_EXERCISE PROMPT_
Your task is to output the listing word for word, with pictures excluded.

_DATA_
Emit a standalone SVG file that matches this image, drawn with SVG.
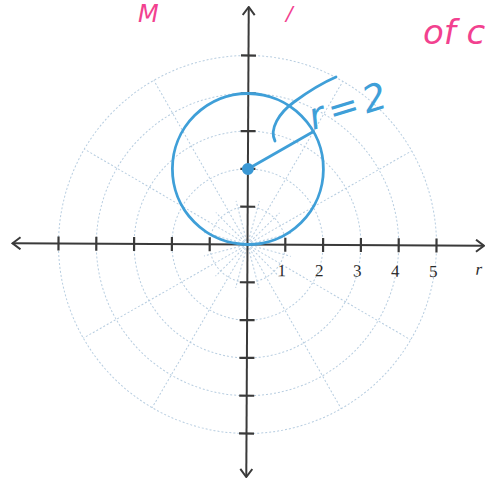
<svg xmlns="http://www.w3.org/2000/svg" width="487" height="480" viewBox="0 0 487 480">
<style>
.grid{fill:none;stroke:#b7cde0;stroke-width:1;stroke-dasharray:2 2}
.axis{stroke:#3a3a3a;stroke-width:2;fill:none}
.tick{stroke:#3a3a3a;stroke-width:2.2}
.num{font-family:"Liberation Serif",serif;font-size:17px;fill:#2a2a2a;text-anchor:middle}
.blue{stroke:#3f9fd8;fill:none;stroke-width:2.8;stroke-linecap:round;stroke-linejoin:round}
.hand{font-family:"DejaVu Sans",sans-serif;font-style:italic}
.pink{fill:#f2418f}
</style>
<defs>
<marker id="arr" viewBox="0 0 10 14" refX="9" refY="7" markerWidth="10" markerHeight="14" markerUnits="userSpaceOnUse" orient="auto-start-reverse">
<path d="M1,1 L9,7 L1,13" fill="none" stroke="#3a3a3a" stroke-width="2"/>
</marker>
</defs>
<rect width="487" height="480" fill="#ffffff"/>
<g id="plot" transform="translate(247.5,244.5) rotate(0.3)">
<g id="grid">
<circle class="grid" r="37.8"/>
<circle class="grid" r="75.6"/>
<circle class="grid" r="113.4"/>
<circle class="grid" r="151.2"/>
<circle class="grid" r="189"/>
<line class="grid" x2="189" transform="rotate(-30)"/>
<line class="grid" x2="189" transform="rotate(-60)"/>
<line class="grid" x2="189" transform="rotate(-120)"/>
<line class="grid" x2="189" transform="rotate(-150)"/>
<line class="grid" x2="189" transform="rotate(30)"/>
<line class="grid" x2="189" transform="rotate(60)"/>
<line class="grid" x2="189" transform="rotate(120)"/>
<line class="grid" x2="189" transform="rotate(150)"/>
<line class="grid" x2="45" transform="rotate(-15)"/>
<line class="grid" x2="45" transform="rotate(-45)"/>
<line class="grid" x2="45" transform="rotate(-75)"/>
<line class="grid" x2="45" transform="rotate(-105)"/>
<line class="grid" x2="45" transform="rotate(-135)"/>
<line class="grid" x2="45" transform="rotate(-165)"/>
<line class="grid" x2="45" transform="rotate(15)"/>
<line class="grid" x2="45" transform="rotate(45)"/>
<line class="grid" x2="45" transform="rotate(75)"/>
<line class="grid" x2="45" transform="rotate(105)"/>
<line class="grid" x2="45" transform="rotate(135)"/>
<line class="grid" x2="45" transform="rotate(165)"/>
</g>
<g id="axes">
<line class="axis" x1="-235" y1="0" x2="236.5" y2="0" marker-start="url(#arr)" marker-end="url(#arr)"/>
<line class="axis" x1="0" y1="-237.5" x2="0" y2="232.5" marker-start="url(#arr)" marker-end="url(#arr)"/>
<path class="tick" d="M37.8,-7V7M75.6,-7V7M113.4,-7V7M151.2,-7V7M189,-7V7M-37.8,-7V7M-75.6,-7V7M-113.4,-7V7M-151.2,-7V7M-189,-7V7"/>
<path class="tick" d="M-7.5,37.8H7.5M-7.5,75.6H7.5M-7.5,113.4H7.5M-7.5,151.2H7.5M-7.5,189H7.5M-7.5,-37.8H7.5M-7.5,-75.6H7.5M-7.5,-113.4H7.5M-7.5,-151.2H7.5M-7.5,-189H7.5"/>
</g>
<g id="labels">
<text class="num" x="34.5" y="31.5">1</text>
<text class="num" x="72" y="31.5">2</text>
<text class="num" x="110" y="31.5">3</text>
<text class="num" x="148" y="31.5">4</text>
<text class="num" x="186" y="31.5">5</text>
<text class="num" x="231.5" y="29" font-style="italic">r</text>
</g>
<g id="circle">
<circle class="blue" cx="0" cy="-75.5" r="75.5"/>
<line class="blue" x1="0" y1="-75.5" x2="65.4" y2="-113.3"/>
<circle cx="0" cy="-75.5" r="6" fill="#3a98d4"/>
</g>
</g>
<g id="annotation">
<path class="blue" stroke-width="3.2" d="M275,141 C269,129 279,113 294,102 C309,91 322,83 336,77"/>
<text class="hand" x="313" y="130" font-size="37" fill="#3f9fd8" letter-spacing="5" transform="rotate(-17,313,130)">r=2</text>
</g>
<g id="pink-notes">
<text class="hand pink" x="138" y="22" font-size="24">M</text>
<text class="hand pink" x="286" y="20" font-size="20">/</text>
<text class="hand pink" x="423" y="44" font-size="34">of c</text>
</g>
</svg>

_REPLY TO THE TASK_
Emit a standalone SVG file that matches this image, drawn with SVG.
<svg xmlns="http://www.w3.org/2000/svg" width="487" height="480" viewBox="0 0 487 480">
<style>
.grid{fill:none;stroke:#b7cde0;stroke-width:1;stroke-dasharray:2 2}
.axis{stroke:#3a3a3a;stroke-width:2;fill:none}
.tick{stroke:#3a3a3a;stroke-width:2.2}
.num{font-family:"Liberation Serif",serif;font-size:17px;fill:#2a2a2a;text-anchor:middle}
.blue{stroke:#3f9fd8;fill:none;stroke-width:2.8;stroke-linecap:round;stroke-linejoin:round}
.hand{font-family:"DejaVu Sans",sans-serif;font-style:italic}
.pink{fill:#f2418f}
</style>
<defs>
<marker id="arr" viewBox="0 0 10 14" refX="9" refY="7" markerWidth="10" markerHeight="14" markerUnits="userSpaceOnUse" orient="auto-start-reverse">
<path d="M1,1 L9,7 L1,13" fill="none" stroke="#3a3a3a" stroke-width="2"/>
</marker>
</defs>
<rect width="487" height="480" fill="#ffffff"/>
<g id="plot" transform="translate(247.5,244.5) rotate(0.3)">
<g id="grid">
<circle class="grid" r="37.8"/>
<circle class="grid" r="75.6"/>
<circle class="grid" r="113.4"/>
<circle class="grid" r="151.2"/>
<circle class="grid" r="189"/>
<line class="grid" x2="189" transform="rotate(-30)"/>
<line class="grid" x2="189" transform="rotate(-60)"/>
<line class="grid" x2="189" transform="rotate(-120)"/>
<line class="grid" x2="189" transform="rotate(-150)"/>
<line class="grid" x2="189" transform="rotate(30)"/>
<line class="grid" x2="189" transform="rotate(60)"/>
<line class="grid" x2="189" transform="rotate(120)"/>
<line class="grid" x2="189" transform="rotate(150)"/>
<line class="grid" x2="45" transform="rotate(-15)"/>
<line class="grid" x2="45" transform="rotate(-45)"/>
<line class="grid" x2="45" transform="rotate(-75)"/>
<line class="grid" x2="45" transform="rotate(-105)"/>
<line class="grid" x2="45" transform="rotate(-135)"/>
<line class="grid" x2="45" transform="rotate(-165)"/>
<line class="grid" x2="45" transform="rotate(15)"/>
<line class="grid" x2="45" transform="rotate(45)"/>
<line class="grid" x2="45" transform="rotate(75)"/>
<line class="grid" x2="45" transform="rotate(105)"/>
<line class="grid" x2="45" transform="rotate(135)"/>
<line class="grid" x2="45" transform="rotate(165)"/>
</g>
<g id="axes">
<line class="axis" x1="-235" y1="0" x2="236.5" y2="0" marker-start="url(#arr)" marker-end="url(#arr)"/>
<line class="axis" x1="0" y1="-237.5" x2="0" y2="232.5" marker-start="url(#arr)" marker-end="url(#arr)"/>
<path class="tick" d="M37.8,-7V7M75.6,-7V7M113.4,-7V7M151.2,-7V7M189,-7V7M-37.8,-7V7M-75.6,-7V7M-113.4,-7V7M-151.2,-7V7M-189,-7V7"/>
<path class="tick" d="M-7.5,37.8H7.5M-7.5,75.6H7.5M-7.5,113.4H7.5M-7.5,151.2H7.5M-7.5,189H7.5M-7.5,-37.8H7.5M-7.5,-75.6H7.5M-7.5,-113.4H7.5M-7.5,-151.2H7.5M-7.5,-189H7.5"/>
</g>
<g id="labels">
<text class="num" x="34.5" y="31.5">1</text>
<text class="num" x="72" y="31.5">2</text>
<text class="num" x="110" y="31.5">3</text>
<text class="num" x="148" y="31.5">4</text>
<text class="num" x="186" y="31.5">5</text>
<text class="num" x="231.5" y="29" font-style="italic">r</text>
</g>
<g id="circle">
<circle class="blue" cx="0" cy="-75.5" r="75.5"/>
<line class="blue" x1="0" y1="-75.5" x2="65.4" y2="-113.3"/>
<circle cx="0" cy="-75.5" r="6" fill="#3a98d4"/>
</g>
</g>
<g id="annotation">
<path class="blue" stroke-width="3.2" d="M275,141 C269,129 279,113 294,102 C309,91 322,83 336,77"/>
<text class="hand" x="313" y="130" font-size="37" fill="#3f9fd8" letter-spacing="5" transform="rotate(-17,313,130)">r=2</text>
</g>
<g id="pink-notes">
<text class="hand pink" x="138" y="22" font-size="24">M</text>
<text class="hand pink" x="286" y="20" font-size="20">/</text>
<text class="hand pink" x="423" y="44" font-size="34">of c</text>
</g>
</svg>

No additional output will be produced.